# WHAT THE TASK REQUIRES
Retype the data exactly, from its first line to the line containing "2800000, interval: 100000", including both, and skip any picture.
=======
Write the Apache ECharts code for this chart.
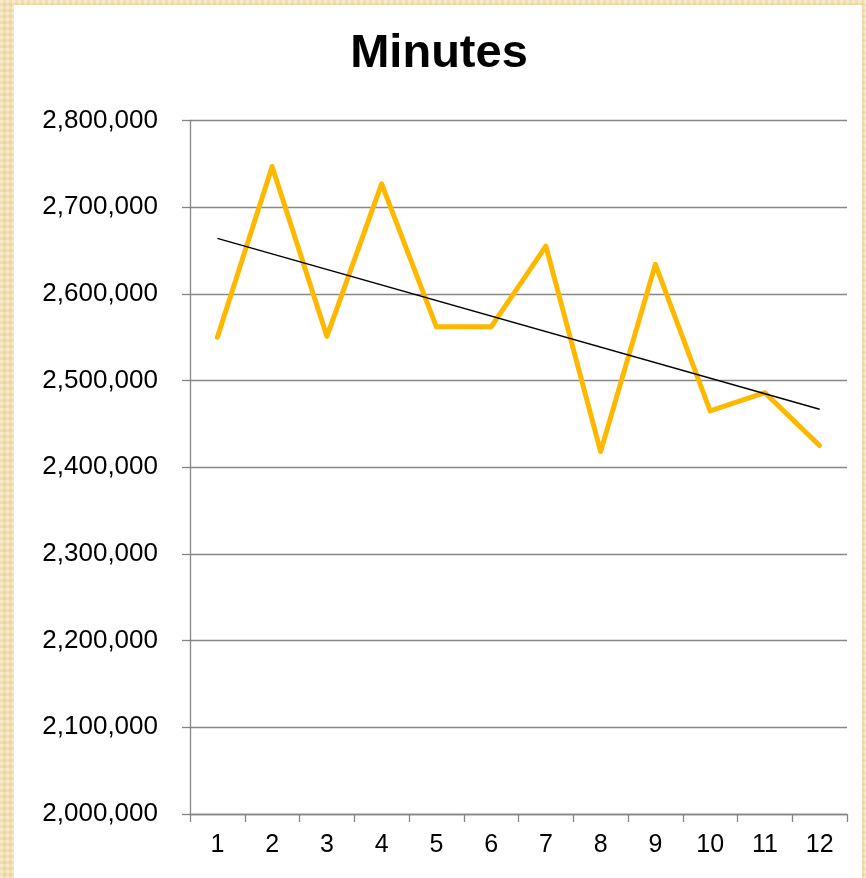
<!DOCTYPE html>
<html>
<head>
<meta charset="utf-8">
<script src="https://cdn.jsdelivr.net/npm/echarts@6/dist/echarts.min.js"></script>
<style>
  html, body { margin: 0; padding: 0; width: 866px; height: 878px; overflow: hidden; }
  body {
    background-color: #f3deb1;
    background-image:
      radial-gradient(circle at 25% 25%, #f8e9c9 1.5px, transparent 2.2px),
      radial-gradient(circle at 75% 75%, #eed4a2 1.5px, transparent 2.2px);
    background-size: 6px 6px;
  }
  #panel { position: absolute; left: 14px; top: 5px; width: 848px; height: 873px; background: #ffffff; }
  #chart { position: absolute; left: 0; top: 0; width: 866px; height: 878px; }
</style>
</head>
<body>
<div id="panel"></div>
<div id="chart"></div>
<script>
const categories = ['1','2','3','4','5','6','7','8','9','10','11','12'];
const minutes = [2550000, 2747000, 2551000, 2727000, 2562000, 2562000, 2655000, 2418000, 2634000, 2465000, 2486000, 2425000];
const trendEnds = [2664000, 2467000];
const yTicks = { min: 2000000, max: 2800000, interval: 100000 };

const chart = echarts.init(document.getElementById('chart'), null, { renderer: 'canvas' });
const font = '"Liberation Sans", Arial, sans-serif';
chart.setOption({
  backgroundColor: 'transparent',
  animation: false,
  title: {
    text: 'Minutes',
    left: 434, top: 26, textAlign: 'center',
    textStyle: { fontFamily: font, fontSize: 47, fontWeight: 'bold', color: '#000' }
  },
  grid: { left: 190, right: 19, top: 120.5, bottom: 64, containLabel: false },
  xAxis: {
    type: 'category',
    data: categories,
    boundaryGap: true,
    axisLine: { show: true, lineStyle: { color: '#858585', width: 1.3 } },
    axisTick: { show: true, interval: 0, length: 8, lineStyle: { color: '#858585', width: 1.3 } },
    axisLabel: { interval: 0, margin: 19, fontFamily: font, fontSize: 25, color: '#000' },
    splitLine: { show: false }
  },
  yAxis: {
    type: 'value',
    min: yTicks.min, max: yTicks.max, interval: yTicks.interval,
    axisLine: { show: true, lineStyle: { color: '#858585', width: 1.3 } },
    axisTick: { show: true, length: 8, lineStyle: { color: '#858585', width: 1.3 } },
    axisLabel: {
      margin: 32, fontFamily: font, fontSize: 26, color: '#000',
      formatter: v => v.toLocaleString('en-US')
    },
    splitLine: { show: true, lineStyle: { color: '#878787', width: 1.3 } }
  },
  series: [
    {
      type: 'line',
      data: minutes,
      symbol: 'none',
      lineStyle: { color: '#FFB800', width: 5, cap: 'round', join: 'round' },
      z: 2
    },
    {
      type: 'line',
      data: [[0, trendEnds[0]], [categories.length - 1, trendEnds[1]]],
      symbol: 'none',
      lineStyle: { color: '#000', width: 1.5 },
      z: 3
    }
  ]
});
</script>
</body>
</html>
=======
# TASK OUTPUT
Write the Apache ECharts code for this chart.
<!DOCTYPE html>
<html>
<head>
<meta charset="utf-8">
<script src="https://cdn.jsdelivr.net/npm/echarts@6/dist/echarts.min.js"></script>
<style>
  html, body { margin: 0; padding: 0; width: 866px; height: 878px; overflow: hidden; }
  body {
    background-color: #f3deb1;
    background-image:
      radial-gradient(circle at 25% 25%, #f8e9c9 1.5px, transparent 2.2px),
      radial-gradient(circle at 75% 75%, #eed4a2 1.5px, transparent 2.2px);
    background-size: 6px 6px;
  }
  #panel { position: absolute; left: 14px; top: 5px; width: 848px; height: 873px; background: #ffffff; }
  #chart { position: absolute; left: 0; top: 0; width: 866px; height: 878px; }
</style>
</head>
<body>
<div id="panel"></div>
<div id="chart"></div>
<script>
const categories = ['1','2','3','4','5','6','7','8','9','10','11','12'];
const minutes = [2550000, 2747000, 2551000, 2727000, 2562000, 2562000, 2655000, 2418000, 2634000, 2465000, 2486000, 2425000];
const trendEnds = [2664000, 2467000];
const yTicks = { min: 2000000, max: 2800000, interval: 100000 };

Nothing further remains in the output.